Report: Guild's strike fund a healthy $9.2 million

A week before the start of negotiations on the WGA's all-important film and TV contract, the WGA West has issued an annual report boasting a bulging strike kitty.

The $9.2 million strike fund was established in 1986 — the year following a two-week writers strike and two years before the five-month walkout of 1988. The WGAW also maintains a Good & Welfare Fund, totaling $3 million.

During strikes, the funds can be tapped to distribute loans or grants to qualifying members, with the guild's voting membership at almost 8,000.

In 1992, the strike fund was set to grow annually from an initial $6 million to account for cost-of-living adjustments. The 4,000-member WGA East — a more newswriter-dominated sister guild set to issue its annual report in September — has a strike fund of $2.7 million, a spokeswoman said.

WGAW and WGAE reps will meet with management-side negotiators in Los Angeles beginning July 16 to hash out a new minimum basic agreement for movie writers and most primetime scribes. The film and TV pact expires Oct. 31.

"These (strike and welfare) reserves are of crucial importance as we prepare for our upcoming MBA negotiations," the membership and finance committee wrote. "The expiration of our contract is less than four months away."

The WGAW distributed an estimated $3.4 million in fund loans during the 1988 strike.

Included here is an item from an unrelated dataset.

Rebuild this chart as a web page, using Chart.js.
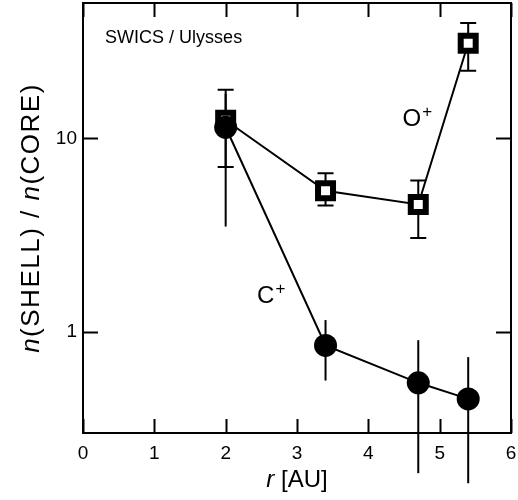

In the guilds' upcoming talks with the Alliance of Motion Picture & Television Producers, the WGAW and WGA East jointly will negotiate a collective-bargaining agreement with the AMPTP. Compensation issues related to digital media are expected to figure prominently in the talks.

Among other revelations in the WGAW annual report, guild revenue fell almost $100,000 in the fiscal year ending March 31, or less than 1%, to $22.3 million. Officials cited lower earnings under WGAW contracts for the dip as members' film earnings tumbled 3.2% and television earnings flattened.

Dues revenue dipped 1% to $18.5 million, but expenditures decreased $900,000 in the latest fiscal year, yielding a net surplus for the guild of $1.7 million. That compares with a deficit of $202,611 at the end of the previous 12-month reporting period.

Investment income increased 53% to $2.9 million in fiscal 2007.

Net assets increased about 6% to $32.3 million at the guild, which owns its Los Angeles headquarters and has an unused $4 million line of credit.